Prime Spring Pasta
By Angela Denstad Stigeler
First, Spring! If you trace the Italian word for the season—primavera—back to its Latin roots, that’s the meaning you’ll find. And roots are shooting out all sorts of green these days. What better way to celebrate the verdant color of the season than a monochromatic meal where you can explore all its hues and flavors. From asparagus to zucchini, broccoli to peas, this meal’s got more than your average serving of green. Make it prime on your list of meals to enjoy this season.
Pasta Primavera Verde
¼ cup extra virgin olive oil
6 ounces white mushrooms, sliced
½ bunch broccoli, trimmed and cut into bite-sized florets
1 small zucchini, quartered lengthwise and sliced
½ bunch asparagus, trimmed and cut into 1-inch lengths
2-3 cloves of garlic, minced
1 cup fresh or frozen green beans, trimmed and cut into 1-inch lengths
½ cup fresh or frozen peas
2 tablespoons butter
½ cup heavy cream
½ cup freshly grated Parmesan cheese, plus more for garnish
¼ cup chopped fresh herbs, such as basil, parsley and chives
9 ounces fresh linguini
½ cup toasted pine nuts
Salt and pepper to taste
Set a large pot of water on to boil. Heat 2 tablespoons olive oil in a large skillet over medium heat. Add the mushrooms, broccoli, zucchini, asparagus and ½ teaspoon of salt and sauté until the vegetables are tender. Add the garlic and continue to cook, stirring, until fragrant, about another minute. Meanwhile, salt the boiling water and cook the pasta until al dente, about 10 minutes depending on the thickness of the linguini. Add the green beans in with the pasta during the last 4-5 minutes of cooking. If using fresh peas, add them, too.
When the vegetables are tender, turn the heat to low and make a well in the middle of the skillet. Add the remaining 2 tablespoons olive oil and the butter. Stir the cream and grated cheese into the melted butter until incorporated. Stir the vegetables into the sauce. Add the frozen peas, if using.
When ready, drain the pasta, reserving ½ cup of the cooking liquid.

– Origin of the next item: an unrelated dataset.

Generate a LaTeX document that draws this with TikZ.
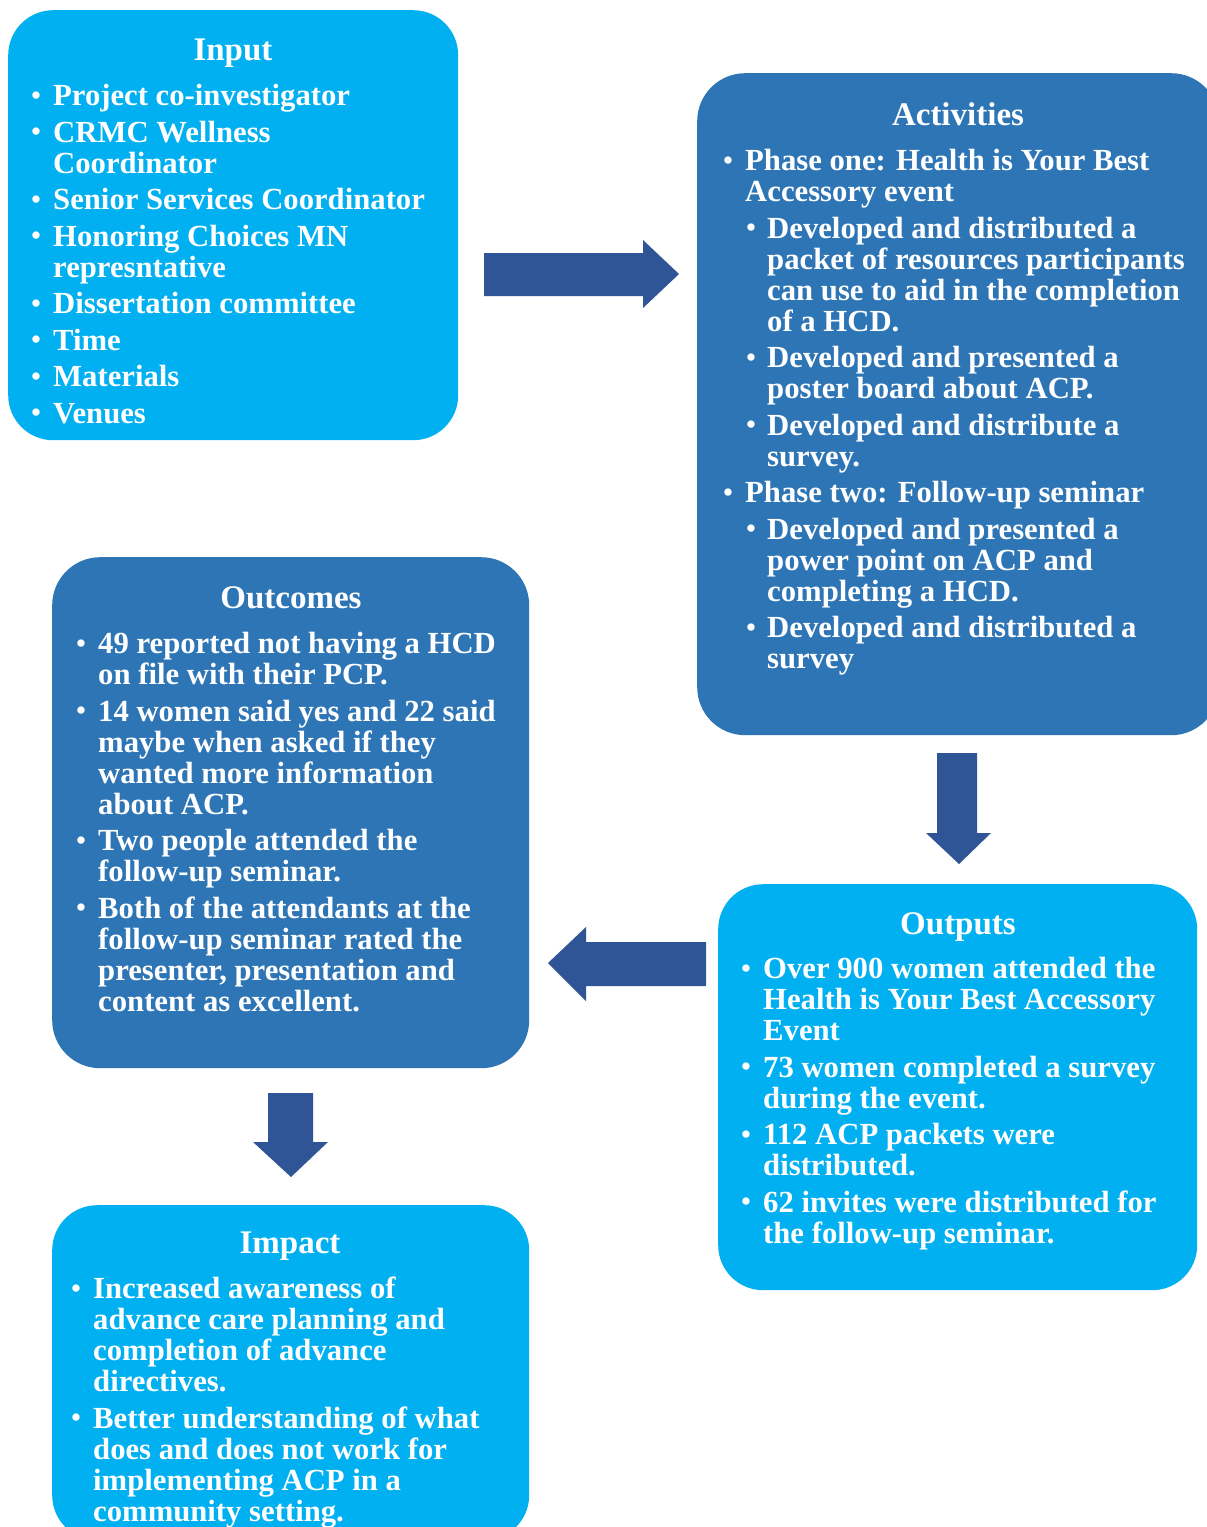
\documentclass[tikz,border=0pt]{standalone}
\usepackage{fontspec}
\setmainfont{Liberation Serif}
\definecolor{lightbox}{HTML}{00B0F0}
\definecolor{darkbox}{HTML}{2E75B6}
\definecolor{arrowblue}{HTML}{2F5597}
\newcommand{\bodyfnt}{\bfseries\fontsize{30.7}{31}\selectfont}
\newcommand{\titlefnt}{\bfseries\fontsize{33}{36}\selectfont}
\newcommand{\smallbul}{\hspace*{0.6pt}\raisebox{1.3pt}{\fontsize{27}{27}\selectfont\textbullet}}
\newcommand{\bulA}{\makebox[22.4pt][l]{\smallbul}}
\newcommand{\contA}{\hspace*{22.4pt}}
\newcommand{\bulB}{\hspace*{23pt}\makebox[21.4pt][l]{\smallbul}}
\newcommand{\contB}{\hspace*{44.4pt}}
\tikzset{
  lightpanel/.style={fill=lightbox, draw=none, rounded corners=45pt, anchor=north west, inner sep=0pt},
  darkpanel/.style={fill=darkbox, draw=none, rounded corners=48pt, anchor=north west, inner sep=0pt},
  paneltitle/.style={text=white, font=\titlefnt, anchor=base, inner sep=0pt},
  panelbody/.style={text=white, font=\bodyfnt, anchor=north west, inner sep=0pt, align=left},
  blockarrow/.style={fill=arrowblue, draw=none}
}
\begin{document}
\begin{tikzpicture}[x=1pt,y=-1pt]
\useasboundingbox (0,0) rectangle (1207,1527);
\clip (0,0) rectangle (1207,1527);
\fill[white] (0,0) rectangle (1207,1527);

% panels
\node[lightpanel, minimum width=450pt, minimum height=430pt] (input) at (8,10) {};
\node[darkpanel, minimum width=522pt, minimum height=662pt] (activities) at (697,73) {};
\node[darkpanel, minimum width=477pt, minimum height=511pt] (outcomes) at (52,557) {};
\node[lightpanel, minimum width=479pt, minimum height=406pt] (outputs) at (718,884) {};
\node[lightpanel, minimum width=477pt, minimum height=335pt] (impact) at (52,1205) {};

% titles
\node[paneltitle] (inputtitle) at (233,60.5) {Input};
\node[paneltitle] (activitiestitle) at (958,125.5) {Activities};
\node[paneltitle] (outcomestitle) at (291,608.5) {Outcomes};
\node[paneltitle] (outputstitle) at (958,934.5) {Outputs};
\node[paneltitle] (impacttitle) at (290,1253.5) {Impact};

% bodies (first baseline - 21.7)
\node[panelbody] (inputbody) at (30.6,83.8) {\strut\bulA Project co-investigator\\[5.5pt]
\bulA CRMC Wellness\\ \contA Coordinator\\[5.5pt]
\bulA Senior Services Coordinator\\[5.5pt]
\bulA Honoring Choices MN\\ \contA represntative\\[5.5pt]
\bulA Dissertation committee\\[5.5pt]
\bulA Time\\[5.5pt]
\bulA Materials\\[5.5pt]
\bulA Venues};

\node[panelbody] (activitiesbody) at (722.6,148.8) {\strut\bulA Phase one: Health is Your Best\\ \contA Accessory event\\[5.5pt]
\bulB Developed and distributed a\\ \contB packet of resources participants\\ \contB can use to aid in the completion\\ \contB of a HCD.\\[5.5pt]
\bulB Developed and presented a\\ \contB poster board about ACP.\\[5.5pt]
\bulB Developed and distribute a\\ \contB survey.\\[5.5pt]
\bulA Phase two: Follow-up seminar\\[5.5pt]
\bulB Developed and presented a\\ \contB power point on ACP and\\ \contB completing a HCD.\\[5.5pt]
\bulB Developed and distributed a\\ \contB survey};

\node[panelbody] (outcomesbody) at (75.6,631.8) {\strut\bulA 49 reported not having a HCD\\ \contA on file with their PCP.\\[5.5pt]
\bulA 14 women said yes and 22 said\\ \contA maybe when asked if they\\ \contA wanted more information\\ \contA about ACP.\\[5.5pt]
\bulA Two people attended the\\ \contA follow-up seminar.\\[5.5pt]
\bulA Both of the attendants at the\\ \contA follow-up seminar rated the\\ \contA presenter, presentation and\\ \contA content as excellent.};

\node[panelbody] (outputsbody) at (740.6,956.8) {\strut\bulA Over 900 women attended the\\ \contA Health is Your Best Accessory\\ \contA Event\\[5.5pt]
\bulA 73 women completed a survey\\ \contA during the event.\\[5.5pt]
\bulA 112 ACP packets were\\ \contA distributed.\\[5.5pt]
\bulA 62 invites were distributed for\\ \contA the follow-up seminar.};

\node[panelbody] (impactbody) at (70.6,1276.8) {\strut\bulA Increased awareness of\\ \contA advance care planning and\\ \contA completion of advance\\ \contA directives.\\[5.5pt]
\bulA Better understanding of what\\ \contA does and does not work for\\ \contA implementing ACP in a\\ \contA community setting.};

% block arrows
\fill[blockarrow] (484,253) -- (643,253) -- (643,240) -- (679,274) -- (643,308) -- (643,296) -- (484,296) -- cycle;
\fill[blockarrow] (937,753) -- (977,753) -- (977,833) -- (991,833) -- (959,864) -- (926,833) -- (937,833) -- cycle;
\fill[blockarrow] (706,942) -- (586,942) -- (586,927) -- (548,963) -- (586,1001) -- (586,986) -- (706,986) -- cycle;
\fill[blockarrow] (268,1093) -- (313,1093) -- (313,1142) -- (328,1142) -- (291,1177) -- (253,1142) -- (268,1142) -- cycle;
\end{tikzpicture}
\end{document}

Toss the pasta with the vegetables in the skillet until well combined and the pasta is lightly coated with the cream sauce. Add in the reserved pasta cooking water a splash at a time if needed to thin the sauce. Off the heat, gently stir in the herbs, season with salt and freshly ground pepper to taste and sprinkle with the pine nuts. Serve immediately in warm soup plates and pass extra Parmesan at table.